During the service startup phase, we allocate a contiguous block of memory based on the worker count. Each thread is assigned a fixed ID (0 to N-1), used as an array index.

Zig Demo

Here is a clean-room implementation demonstrating how to manually manage this "slot-based" state:

const std = @import("std");
const Allocator = std.mem.Allocator;

/// WorkerState: Thread-private state container
/// Contains statistics, temporary buffers, etc.
pub const WorkerState = struct {
    request_count: u64 = 0,
    // Pre-allocated temporary buffer to avoid runtime allocation
    temp_buffer: [1024]u8 = undefined,
    last_processed_timestamp: i64 = 0,

    pub fn reset(self: *WorkerState) void {
        self.request_count = 0;
        self.last_processed_timestamp = 0;
    }
};

pub const ServerModule = struct {
    allocator: Allocator,
    // Explicitly managed slot array: slots[worker_id]
    worker_slots: []WorkerState,

    pub fn init(allocator: Allocator, worker_count: usize) !ServerModule {
        // Allocate memory for all workers at once
        // In production code, this would typically be aligned to Cache Lines to avoid false sharing
        const slots = try allocator.alloc(WorkerState, worker_count);
        for (slots) |*slot| {
            slot.* = WorkerState{};
        }
        return ServerModule{
            .allocator = allocator,
            .worker_slots = slots,
        };
    }

    pub fn deinit(self: *ServerModule) void {
        self.allocator.free(self.worker_slots);
    }

    /// Get private state for the current thread
    /// This is a very low-overhead operation: base address + offset
    pub fn get_tls(self: *ServerModule, worker_id: usize) *WorkerState {
        return &self.worker_slots[worker_id];
    }

    /// Simulate request processing logic
    pub fn process_request(self: *ServerModule, worker_id: usize, timestamp: i64) void {
        // 1. Get private state
        const tls = self.get_tls(worker_id);
        
        // 2. Lock-free read/write
        tls.request_count += 1;
        tls.last_processed_timestamp = timestamp;
        
        // 3. Use private buffer, no memory allocation needed
        const msg = "processed";
        @memcpy(tls.temp_buffer[0..msg.len], msg);
    }
};

pub fn main() !void {
    var gpa = std.heap.GeneralPurposeAllocator(.{}){};
    defer _ = gpa.deinit();
    const allocator = gpa.allocator();

    // Assume the system has 4 Worker threads
    const worker_count = 4;
    var module = try ServerModule.init(allocator, worker_count);
    defer module.deinit();

    std.debug.print("=== Explicit TLS Isolation Demo ===\n", .{});

    // Simulation: Accessing respective slots via ID in different threads
    // In real scenarios, worker_id is usually stored in a system-level thread_local variable
    const now = std.time.timestamp();
    
    module.process_request(0, now);     // Worker 0
    module.process_request(0, now + 1); // Worker 0
    module.process_request(2, now + 10); // Worker 2

    // Advantage Showcase: Main thread can easily iterate all states for aggregation
    var total_reqs: u64 = 0;
    for (module.worker_slots, 0..) |slot, id| {
        if (slot.request_count > 0) {
            std.debug.print("Worker[{d}]: {d} reqs, last active: {d}\n", .{
                id, slot.request_count, slot.last_processed_timestamp
            });
            total_reqs += slot.request_count;
        }
    }
    std.debug.print("Total Cluster Requests: {d}\n", .{total_reqs});
}

Trade-off Analysis

Why abandon the compiler's convenience for manual memory management?
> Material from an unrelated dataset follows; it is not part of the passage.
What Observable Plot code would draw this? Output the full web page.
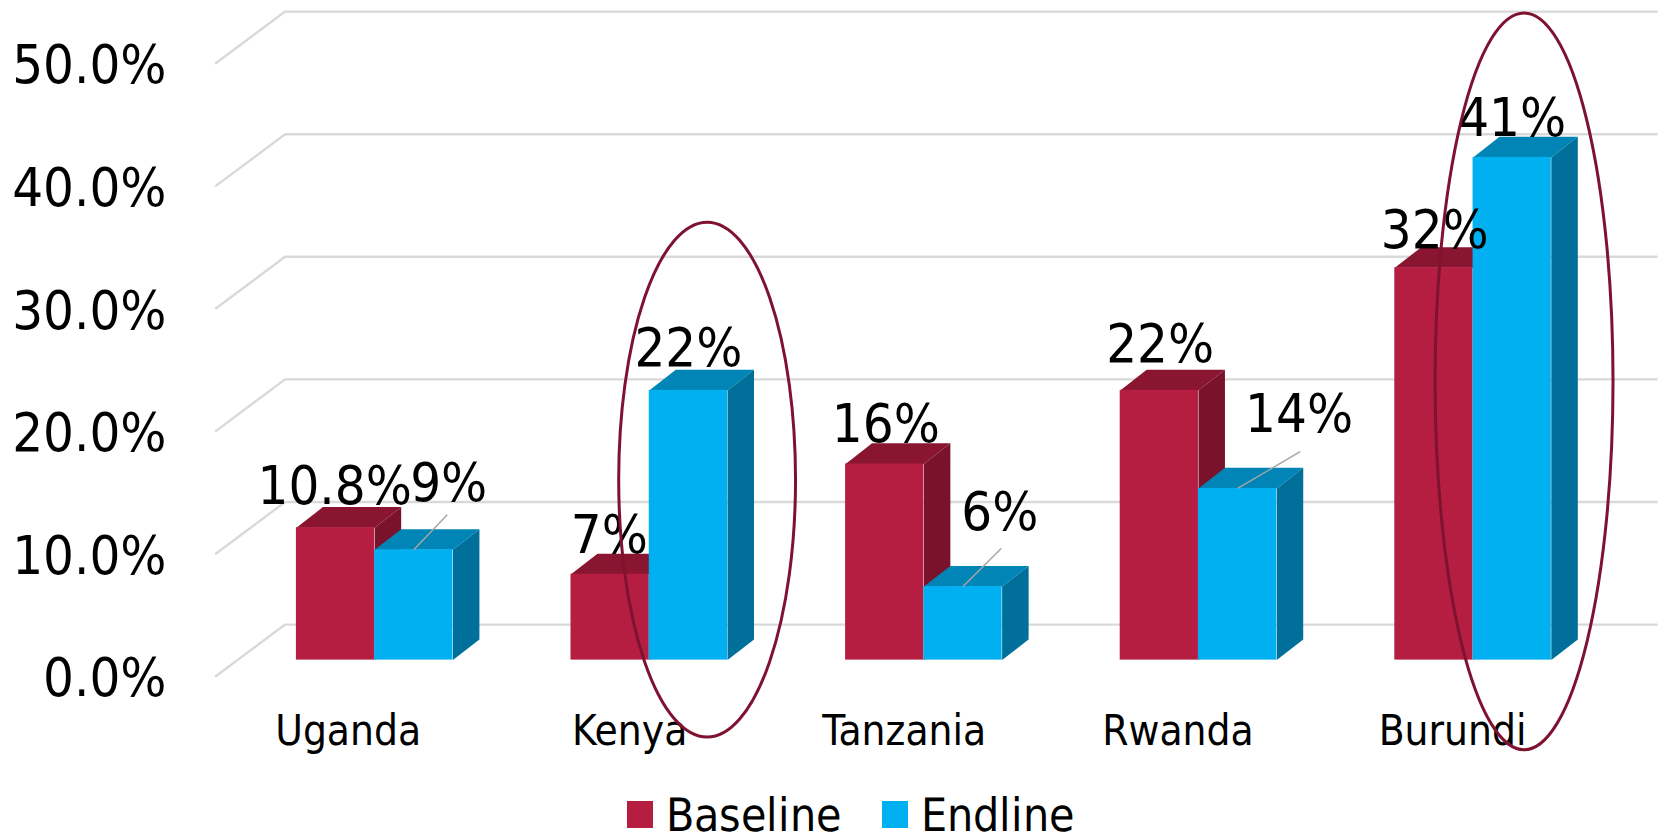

It's primarily a trade-off between Determinism and Complexity.

1. Memory Layout Determinism vs. Compiler Black Box

• Implicit TLS: Location is decided by the linker, potentially scattered across the address space.
• Explicit TLS: We precisely control the layout. For example, we can ensure all WorkerState structs are Cache Line Aligned, or pack frequently accessed data together. This determinism is highly friendly to CPU cache prefetching.

2. Global Aggregation Convenience vs. Encapsulation

• Implicit TLS: Data is "hidden" inside each thread. To count "how many requests the server handled currently," you need complex inter-thread communication or signaling.
• Explicit TLS: Data is essentially Shared Memory, just with a convention that "each thread writes only to its own slot." A monitoring thread can iterate the array in read-only mode at any time to calculate global metrics without any synchronization (readings might be approximate, but usually sufficient for metrics).

3. False Sharing Risk

This is the biggest pitfall of explicit TLS. If the state slots of two workers are packed too tightly in physical memory and fall into the same CPU cache line (usually 64 bytes), when Worker A modifies its state, it invalidates Worker B's cache line.

Solution: Strict Padding must be enforced in the struct definition to ensure WorkerState size is a multiple of the cache line size. Implicit TLS usually handles this automatically, while explicit management easily overlooks it.

Conclusion

For most business applications, standard thread_local is good enough. But when building infrastructure handling millions of requests per second, explicit TLS isolation offers a choice of higher control.

It sacrifices some development convenience (manual index management and alignment) for extreme memory access performance and global observability. This is the essence of high-performance system design: squeezing performance out of the details.